Und wie haben Sie gemerkt, dass man Sie zum „Geldesel“ machen wollte?
Bocelli: Ich kam von einem Leben her, das ich auf dem Land verbracht hatte. Und das war ganz etwas Anderes. Mein Leben als Jugendlicher war das Leben auf dem Land, ich war es nicht gewohnt und ich war nicht bereit für so ein hektisches Leben, wie das, was dann folgte.

Und wie haben Sie es geschafft, sich davon wieder wegzubewegen?
Bocelli: Naja, zum einen: Man gewöhnt sich an alles in der Welt. Und dann ist es so, dass man auf seinem Weg als Künstler auch eine gewisse Persönlichkeit annimmt, mit der man es auch schafft, die eigenen Entscheidungskriterien den Leuten nahezulegen, die einen umgeben und die für einen arbeiten, so dass man das zunehmend selbst bestimmen kann.

Wie erklären Sie einem Außerirdischen das Phänomen Bocelli?
Bocelli: Tssss (lächelt) Es würde mich mehr interessieren, von einem Außerirdischen zu erfahren, was anderswo im Weltall los ist. Aber letzten Endes glaube ich nicht an Außerirdische.

Gut. Aber erklären Sie es mir. Haben Sie eine Standard-Erklärung?
Bocelli: Ich habe nie versucht, eine Erklärung auf diese Frage zu finden. Ich habe versucht, mich um ein paar Dinge zu kümmern, die für mich wichtig sind: Nämlich zu versuchen, in der Kunst ich selber zu bleiben.

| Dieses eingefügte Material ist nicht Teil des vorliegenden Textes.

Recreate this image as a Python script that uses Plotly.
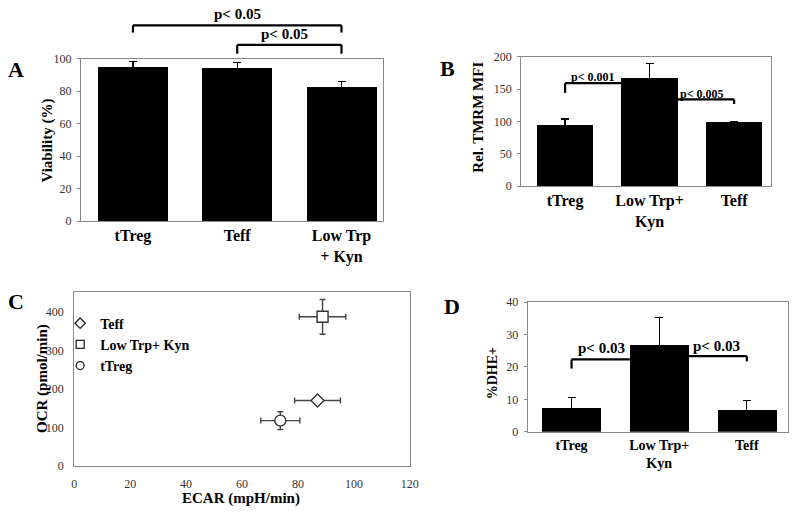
import plotly.graph_objects as go

W, H = 800, 514
SERIF = "Liberation Serif"

# ---------------- data ----------------
# Panel A: viability
a_cats = ["tTreg", "Teff", "Low Trp<br>+ Kyn"]
a_vals = [95.0, 94.5, 82.8]
a_err = [3.0, 3.0, 3.2]

# Panel B: relative TMRM MFI
b_cats = ["tTreg", "Low Trp+<br>Kyn", "Teff"]
b_vals = [95.4, 167.0, 100.0]
b_err = [8.5, 22.0, 0.0]

# Panel C: OCR vs ECAR
c_names = ["Teff", "Low Trp+ Kyn", "tTreg"]
c_ecar = [87.0, 88.8, 73.7]
c_ecar_err = [8.2, 8.3, 7.0]
c_ocr = [170.0, 387.0, 118.0]
c_ocr_err = [5.0, 45.0, 23.0]
c_symbols = ["diamond", "square", "circle"]
c_sizes = [10, 11, 11]

# Panel D: % DHE+
d_cats = ["tTreg", "Low Trp+<br>Kyn", "Teff"]
d_vals = [7.2, 26.8, 6.6]
d_err = [3.3, 8.4, 3.1]

# significance labels
a_ptext = ["p< 0.05", "p< 0.05"]
b_ptext = ["p< 0.001", "p< 0.005"]
d_ptext = ["p< 0.03", "p< 0.03"]

BAR_W = 0.67

# ---------------- layout geometry (pixels) ----------------
def dom_x(x0, x1):
    return [x0 / W, x1 / W]

def dom_y(top, bottom):
    return [1 - bottom / H, 1 - top / H]

panels = {
    "A": dict(xd=dom_x(79, 386), yd=dom_y(53, 220), xr=[-0.5, 2.4], yr=[0, 100]),
    "B": dict(xd=dom_x(526, 780), yd=dom_y(51, 184.3), xr=[-0.52, 2.44], yr=[0, 200]),
    "C": dict(xd=dom_x(72.3, 413), yd=dom_y(292.7, 472), xr=[0, 120], yr=[0, 452]),
    "D": dict(xd=dom_x(532.7, 797), yd=dom_y(303.3, 436.7), xr=[-0.5, 2.47], yr=[0, 40]),
}

def px(p, x):
    d = panels[p]
    return d["xd"][0] + (x - d["xr"][0]) / (d["xr"][1] - d["xr"][0]) * (d["xd"][1] - d["xd"][0])

def py(p, y):
    d = panels[p]
    return d["yd"][0] + (y - d["yr"][0]) / (d["yr"][1] - d["yr"][0]) * (d["yd"][1] - d["yd"][0])

fig = go.Figure()

err_style = dict(type="data", color="black", thickness=1.3, width=4)

def add_bars(vals, errs, xa, ya):
    fig.add_trace(go.Bar(
        x=list(range(len(vals))), y=vals, width=BAR_W,
        marker=dict(color="black", line=dict(width=0)),
        error_y=dict(array=errs, **err_style),
        xaxis=xa, yaxis=ya, showlegend=False, cliponaxis=False,
    ))

add_bars(a_vals, a_err, "x", "y")
add_bars(b_vals, b_err, "x2", "y2")
add_bars(d_vals, d_err, "x4", "y4")

# Panel C scatter
for i, n in enumerate(c_names):
    fig.add_trace(go.Scatter(
        x=[c_ecar[i]], y=[c_ocr[i]], mode="markers",
        marker=dict(symbol=c_symbols[i], size=c_sizes[i], color="white",
                    line=dict(width=1.4, color="#333")),
        error_x=dict(array=[c_ecar_err[i]], color="#444", thickness=1.4, width=3),
        error_y=dict(array=[c_ocr_err[i]], color="#444", thickness=1.4, width=3),
        xaxis="x3", yaxis="y3", showlegend=False, cliponaxis=False,
    ))
    fig.add_trace(go.Scatter(
        x=[None], y=[None], mode="markers", name=f"<b>{n}</b>",
        marker=dict(symbol=c_symbols[i], size=8, color="white",
                    line=dict(width=1.3, color="#222")),
        xaxis="x3", yaxis="y3", showlegend=True,
    ))

# ---------------- axes ----------------
tick_font = dict(family=SERIF, size=12, color="#333")

def cat_axis(p, cats, fsize=16):
    d = panels[p]
    return dict(domain=d["xd"], range=d["xr"], tickvals=list(range(len(cats))),
                ticktext=[f"<b>{c}</b>" for c in cats],
                showline=True, linecolor="#888", linewidth=1, mirror=True, ticks="",
                showgrid=False, zeroline=False,
                tickfont=dict(family=SERIF, size=fsize, color="black"))

def val_axis(p, dtick, anchor):
    d = panels[p]
    return dict(domain=d["yd"], range=d["yr"], dtick=dtick, anchor=anchor,
                showline=True, linecolor="#888", linewidth=1, mirror=True,
                ticks="outside", ticklen=3, tickcolor="#888", ticklabelstandoff=3,
                showgrid=False, zeroline=False, tickfont=tick_font)

fig.update_layout(
    xaxis=dict(**cat_axis("A", a_cats), anchor="y"),
    yaxis=val_axis("A", 20, "x"),
    xaxis2=dict(**cat_axis("B", b_cats), anchor="y2"),
    yaxis2=val_axis("B", 50, "x2"),
    xaxis3=dict(domain=panels["C"]["xd"], range=panels["C"]["xr"], dtick=20, anchor="y3",
                showline=True, linecolor="#888", linewidth=1, mirror=True, ticks="",
                ticklabelstandoff=6,
                showgrid=False, zeroline=False, tickfont=tick_font),
    yaxis3=dict(domain=panels["C"]["yd"], range=panels["C"]["yr"], dtick=100, anchor="x3",
                showline=True, linecolor="#888", linewidth=1, mirror=True, ticks="",
                ticklabelstandoff=7,
                showgrid=False, zeroline=False, tickfont=tick_font),
    xaxis4=dict(**cat_axis("D", d_cats, 14), anchor="y4"),
    yaxis4=val_axis("D", 10, "x4"),
)

# ---------------- brackets ----------------
shapes = []
annots = []
LW = 2.2

def line(x0, y0, x1, y1):
    shapes.append(dict(type="line", xref="paper", yref="paper", x0=x0, y0=y0, x1=x1, y1=y1,
                       line=dict(color="black", width=LW)))

def bracket(p, xa, xb, level, leg_a, leg_b, text, ty, tx=None, fsize=14):
    X0, X1, Y = px(p, xa), px(p, xb), py(p, level)
    line(X0, Y, X1, Y)
    if leg_a is not None:
        line(X0, Y, X0, py(p, leg_a))
    if leg_b is not None:
        line(X1, Y, X1, py(p, leg_b))
    if tx is None:
        tx = (xa + xb) / 2
    annots.append(dict(xref="paper", yref="paper", x=px(p, tx), y=py(p, ty), text=f"<b>{text}</b>",
                       showarrow=False, font=dict(family=SERIF, size=fsize, color="black"),
                       xanchor="center", yanchor="middle"))

half = BAR_W / 2
# Panel A
bracket("A", 0, 2, 120.4, 116.0, 116.0, a_ptext[0], 127.5, fsize=15)
bracket("A", 1, 2, 108.4, 103.0, 103.0, a_ptext[1], 115.0, tx=1.45, fsize=15)
# Panel B
bracket("B", 0, 1 - half, 159, 144, None, b_ptext[0], 168, fsize=12)
bracket("B", 1 + half, 2, 134, None, 127, b_ptext[1], 143, tx=1.62, fsize=12)
# Panel D
bracket("D", 0, 1 - half, 22.3, 19.5, None, d_ptext[0], 25.9, tx=0.34, fsize=15)
bracket("D", 1 + half, 2, 23.3, None, 21.7, d_ptext[1], 26.3, tx=1.65, fsize=15)

# ---------------- titles & panel letters ----------------
def ann_px(x, y, text, size, angle=0, anchor="center"):
    annots.append(dict(xref="paper", yref="paper", x=x / W, y=1 - y / H, text=text, showarrow=False,
                       textangle=angle, font=dict(family=SERIF, size=size, color="black"),
                       xanchor=anchor, yanchor="middle"))

ann_px(45, 137, "<b>Viability (%)</b>", 15, -90)
ann_px(482, 113, "<b>Rel. TMRM MFI</b>", 15, -90)
ann_px(40, 382, "<b>OCR (pmol/min)</b>", 15, -90)
ann_px(242, 505, "<b>ECAR (mpH/min)</b>", 15)
ann_px(497, 377, "<b>%DHE+</b>", 14, -90)

ann_px(13, 64, "<b>A</b>", 22)
ann_px(451, 63, "<b>B</b>", 22)
ann_px(13, 303, "<b>C</b>", 22)
ann_px(456, 308, "<b>D</b>", 22)

fig.update_layout(
    width=W, height=H, margin=dict(l=0, r=0, t=0, b=0),
    paper_bgcolor="white", plot_bgcolor="white",
    shapes=shapes, annotations=annots,
    font=dict(family=SERIF, color="black"),
    legend=dict(x=58 / W, y=1 - 309 / H, xanchor="left", yanchor="top",
                bgcolor="rgba(0,0,0,0)", font=dict(family=SERIF, size=14, color="black"),
                tracegroupgap=0, itemwidth=30),
    bargap=0,
)

fig.write_html("out.html", config={"displayModeBar": False},
               post_script="document.body.style.margin='0';document.body.style.overflow='hidden';")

Will sagen: Das zu tun, was mir gefällt, was ich für wichtig halte und das gut zu machen. Das heißt auch, nicht der Faszination der Mode oder sonst was zu erliegen. Und ich denke, das große Publikum spürt es bei einem Künstler, ob er echt ist, oder nicht. Ob er ehrlich ist, auch zu sich selber.

Fragen Sie sich oft: Was wäre geschehen wenn…?
Bocelli: Ich habe ja Jura studiert. Sehr wahrscheinlich wäre ich Anwalt geworden.

Aber das wäre nicht so schön, wie die Musikkarriere, oder?
Bocelli: Naja, es war gewiss nicht meine Berufung.

Auf der einen Seite ein sehender Anwalt, auf der anderen ein nicht-sehender Sänger.
Bocelli: Und? Wie ist die Frage?

Wenn Sie sich zwischen einem von beidem entscheiden müssten, was würden Sie wählen?
Bocelli: Ich sage Ihnen nur so viel: Ich habe dem Herrgott immer gedankt, für das, was er mir gegeben hat. Und ich danke ihm auch nach wie vor jeden Tag. Punkt.